The task:
Leaving out every picture, copy the lines of the data exactly, from the first through the line containing "19.10, 19.50, 19.30, 19.55, 19.40, 19.65, 19.85, 20.00]".
'''
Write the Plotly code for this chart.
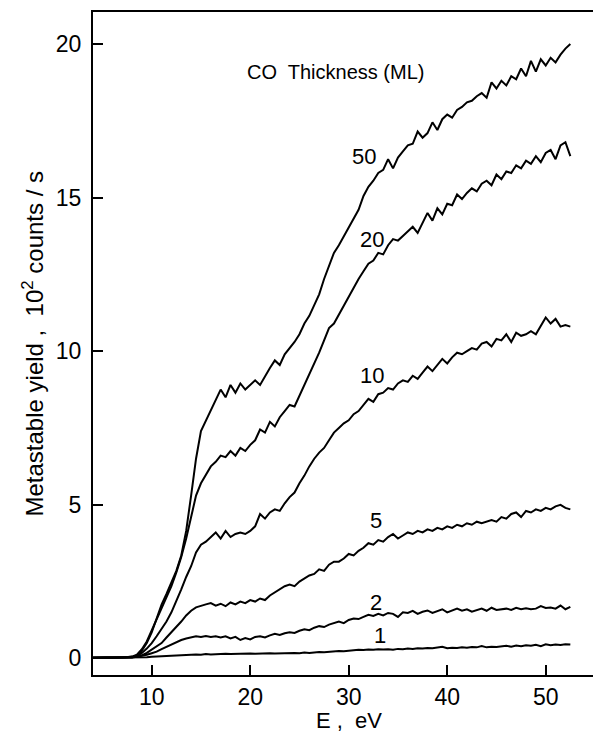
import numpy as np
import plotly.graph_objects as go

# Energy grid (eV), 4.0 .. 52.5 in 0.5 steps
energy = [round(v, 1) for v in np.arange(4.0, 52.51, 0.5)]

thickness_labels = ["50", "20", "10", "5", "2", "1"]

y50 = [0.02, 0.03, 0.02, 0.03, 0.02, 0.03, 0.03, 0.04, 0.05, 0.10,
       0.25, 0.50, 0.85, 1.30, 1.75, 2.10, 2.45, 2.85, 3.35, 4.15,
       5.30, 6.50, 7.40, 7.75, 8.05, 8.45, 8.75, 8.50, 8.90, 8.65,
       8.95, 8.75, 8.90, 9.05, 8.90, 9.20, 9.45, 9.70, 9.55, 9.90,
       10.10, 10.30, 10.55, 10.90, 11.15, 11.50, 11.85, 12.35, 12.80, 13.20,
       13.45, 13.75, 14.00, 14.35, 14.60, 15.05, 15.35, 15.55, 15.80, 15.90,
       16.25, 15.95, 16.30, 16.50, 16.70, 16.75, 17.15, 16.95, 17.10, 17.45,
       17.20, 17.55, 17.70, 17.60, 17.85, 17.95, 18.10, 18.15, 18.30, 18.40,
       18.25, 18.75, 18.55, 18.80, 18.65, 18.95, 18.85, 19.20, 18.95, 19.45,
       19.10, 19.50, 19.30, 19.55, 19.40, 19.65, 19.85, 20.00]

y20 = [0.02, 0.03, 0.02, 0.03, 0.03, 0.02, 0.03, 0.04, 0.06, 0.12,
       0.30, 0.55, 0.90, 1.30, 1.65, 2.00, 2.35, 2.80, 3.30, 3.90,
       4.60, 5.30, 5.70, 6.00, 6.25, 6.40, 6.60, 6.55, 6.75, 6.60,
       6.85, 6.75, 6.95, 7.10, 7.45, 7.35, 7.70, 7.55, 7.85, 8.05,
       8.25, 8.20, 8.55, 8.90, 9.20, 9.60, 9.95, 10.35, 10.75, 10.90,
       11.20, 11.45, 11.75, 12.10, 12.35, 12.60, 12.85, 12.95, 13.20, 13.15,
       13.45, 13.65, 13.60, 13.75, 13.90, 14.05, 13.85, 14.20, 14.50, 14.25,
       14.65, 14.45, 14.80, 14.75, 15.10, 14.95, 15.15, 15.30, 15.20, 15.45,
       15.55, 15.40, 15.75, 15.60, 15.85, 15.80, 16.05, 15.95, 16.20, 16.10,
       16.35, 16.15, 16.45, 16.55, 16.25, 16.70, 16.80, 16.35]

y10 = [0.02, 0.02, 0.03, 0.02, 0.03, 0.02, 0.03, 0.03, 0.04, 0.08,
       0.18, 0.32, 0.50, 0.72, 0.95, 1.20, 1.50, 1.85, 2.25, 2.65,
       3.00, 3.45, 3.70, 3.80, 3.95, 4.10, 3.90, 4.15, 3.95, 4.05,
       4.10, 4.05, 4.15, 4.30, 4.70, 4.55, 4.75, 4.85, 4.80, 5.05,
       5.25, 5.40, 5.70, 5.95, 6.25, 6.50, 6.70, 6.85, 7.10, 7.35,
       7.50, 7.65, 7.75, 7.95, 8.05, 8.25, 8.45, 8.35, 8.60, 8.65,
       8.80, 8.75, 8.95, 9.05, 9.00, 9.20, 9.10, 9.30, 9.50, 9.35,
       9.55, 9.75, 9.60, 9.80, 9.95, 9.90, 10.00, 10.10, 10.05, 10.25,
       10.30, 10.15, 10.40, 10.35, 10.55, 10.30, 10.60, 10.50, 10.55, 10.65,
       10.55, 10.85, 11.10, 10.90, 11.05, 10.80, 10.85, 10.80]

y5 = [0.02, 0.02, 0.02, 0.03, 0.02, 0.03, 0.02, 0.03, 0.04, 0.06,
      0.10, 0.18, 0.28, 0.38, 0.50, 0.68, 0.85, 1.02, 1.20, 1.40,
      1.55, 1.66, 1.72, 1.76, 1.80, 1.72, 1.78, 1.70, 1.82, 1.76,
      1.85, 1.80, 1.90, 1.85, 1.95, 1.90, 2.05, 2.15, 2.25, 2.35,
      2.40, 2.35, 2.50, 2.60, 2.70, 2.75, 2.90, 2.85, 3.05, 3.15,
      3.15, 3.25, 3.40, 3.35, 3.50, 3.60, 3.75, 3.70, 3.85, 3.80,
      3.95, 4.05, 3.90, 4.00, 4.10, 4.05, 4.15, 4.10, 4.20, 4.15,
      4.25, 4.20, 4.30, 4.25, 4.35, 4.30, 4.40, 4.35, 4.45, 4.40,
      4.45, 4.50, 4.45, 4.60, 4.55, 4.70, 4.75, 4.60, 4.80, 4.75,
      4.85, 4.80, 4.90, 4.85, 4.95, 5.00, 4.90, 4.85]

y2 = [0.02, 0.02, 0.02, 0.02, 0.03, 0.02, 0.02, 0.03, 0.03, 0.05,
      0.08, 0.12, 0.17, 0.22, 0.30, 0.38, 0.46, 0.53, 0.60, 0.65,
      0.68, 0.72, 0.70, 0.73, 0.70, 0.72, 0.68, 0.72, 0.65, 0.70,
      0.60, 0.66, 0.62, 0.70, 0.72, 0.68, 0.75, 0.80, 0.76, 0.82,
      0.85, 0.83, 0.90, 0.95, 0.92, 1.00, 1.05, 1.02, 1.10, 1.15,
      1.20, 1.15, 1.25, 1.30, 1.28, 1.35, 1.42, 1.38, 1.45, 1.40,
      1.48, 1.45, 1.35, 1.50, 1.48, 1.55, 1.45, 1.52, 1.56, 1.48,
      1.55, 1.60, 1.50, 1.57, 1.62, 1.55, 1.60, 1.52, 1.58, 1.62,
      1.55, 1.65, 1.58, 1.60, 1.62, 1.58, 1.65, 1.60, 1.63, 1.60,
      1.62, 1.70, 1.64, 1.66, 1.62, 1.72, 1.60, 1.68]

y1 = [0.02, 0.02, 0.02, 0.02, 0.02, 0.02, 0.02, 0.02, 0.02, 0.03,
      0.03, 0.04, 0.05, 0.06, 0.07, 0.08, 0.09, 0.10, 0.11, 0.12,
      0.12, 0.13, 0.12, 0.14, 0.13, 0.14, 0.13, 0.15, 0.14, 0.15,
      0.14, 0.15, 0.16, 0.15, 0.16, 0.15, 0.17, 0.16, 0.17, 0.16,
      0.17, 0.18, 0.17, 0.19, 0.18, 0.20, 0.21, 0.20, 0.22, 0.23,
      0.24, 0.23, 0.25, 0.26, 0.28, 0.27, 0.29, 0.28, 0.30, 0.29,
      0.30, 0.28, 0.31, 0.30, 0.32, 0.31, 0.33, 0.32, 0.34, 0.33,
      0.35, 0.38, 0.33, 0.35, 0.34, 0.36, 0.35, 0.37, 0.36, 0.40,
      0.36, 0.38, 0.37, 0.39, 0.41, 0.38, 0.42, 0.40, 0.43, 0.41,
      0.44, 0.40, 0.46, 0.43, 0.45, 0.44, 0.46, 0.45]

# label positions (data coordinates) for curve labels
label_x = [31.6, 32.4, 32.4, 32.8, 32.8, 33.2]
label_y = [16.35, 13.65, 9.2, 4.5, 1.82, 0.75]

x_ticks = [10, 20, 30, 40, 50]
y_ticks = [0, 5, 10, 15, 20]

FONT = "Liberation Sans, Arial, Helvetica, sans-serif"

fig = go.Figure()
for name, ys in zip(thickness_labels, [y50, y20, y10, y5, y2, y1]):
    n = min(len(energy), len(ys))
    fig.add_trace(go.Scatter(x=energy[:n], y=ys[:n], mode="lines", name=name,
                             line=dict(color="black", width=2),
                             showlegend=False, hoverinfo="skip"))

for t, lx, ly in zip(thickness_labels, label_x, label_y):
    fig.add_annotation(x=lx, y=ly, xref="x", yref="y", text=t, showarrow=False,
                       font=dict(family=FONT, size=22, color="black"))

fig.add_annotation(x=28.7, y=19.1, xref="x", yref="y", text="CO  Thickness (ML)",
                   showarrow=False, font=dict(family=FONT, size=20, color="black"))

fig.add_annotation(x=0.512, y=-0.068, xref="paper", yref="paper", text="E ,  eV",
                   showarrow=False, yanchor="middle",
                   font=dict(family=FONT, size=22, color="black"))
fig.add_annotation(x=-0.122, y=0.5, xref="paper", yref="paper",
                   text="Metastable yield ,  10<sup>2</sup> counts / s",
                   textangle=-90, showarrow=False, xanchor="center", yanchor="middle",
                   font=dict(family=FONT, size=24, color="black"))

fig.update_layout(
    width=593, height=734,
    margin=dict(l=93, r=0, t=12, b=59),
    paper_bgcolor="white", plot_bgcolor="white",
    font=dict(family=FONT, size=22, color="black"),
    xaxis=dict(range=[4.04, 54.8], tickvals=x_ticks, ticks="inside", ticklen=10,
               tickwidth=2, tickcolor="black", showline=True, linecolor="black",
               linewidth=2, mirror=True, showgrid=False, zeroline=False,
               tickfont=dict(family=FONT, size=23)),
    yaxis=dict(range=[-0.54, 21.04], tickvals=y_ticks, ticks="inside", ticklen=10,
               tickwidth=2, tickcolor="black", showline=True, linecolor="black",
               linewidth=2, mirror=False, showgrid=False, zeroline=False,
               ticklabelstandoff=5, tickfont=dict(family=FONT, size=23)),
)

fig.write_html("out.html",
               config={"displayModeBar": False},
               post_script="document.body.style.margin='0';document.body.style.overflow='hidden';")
'''
Correct answer:
Write the Plotly code for this chart.
import numpy as np
import plotly.graph_objects as go

# Energy grid (eV), 4.0 .. 52.5 in 0.5 steps
energy = [round(v, 1) for v in np.arange(4.0, 52.51, 0.5)]

thickness_labels = ["50", "20", "10", "5", "2", "1"]

y50 = [0.02, 0.03, 0.02, 0.03, 0.02, 0.03, 0.03, 0.04, 0.05, 0.10,
       0.25, 0.50, 0.85, 1.30, 1.75, 2.10, 2.45, 2.85, 3.35, 4.15,
       5.30, 6.50, 7.40, 7.75, 8.05, 8.45, 8.75, 8.50, 8.90, 8.65,
       8.95, 8.75, 8.90, 9.05, 8.90, 9.20, 9.45, 9.70, 9.55, 9.90,
       10.10, 10.30, 10.55, 10.90, 11.15, 11.50, 11.85, 12.35, 12.80, 13.20,
       13.45, 13.75, 14.00, 14.35, 14.60, 15.05, 15.35, 15.55, 15.80, 15.90,
       16.25, 15.95, 16.30, 16.50, 16.70, 16.75, 17.15, 16.95, 17.10, 17.45,
       17.20, 17.55, 17.70, 17.60, 17.85, 17.95, 18.10, 18.15, 18.30, 18.40,
       18.25, 18.75, 18.55, 18.80, 18.65, 18.95, 18.85, 19.20, 18.95, 19.45,
       19.10, 19.50, 19.30, 19.55, 19.40, 19.65, 19.85, 20.00]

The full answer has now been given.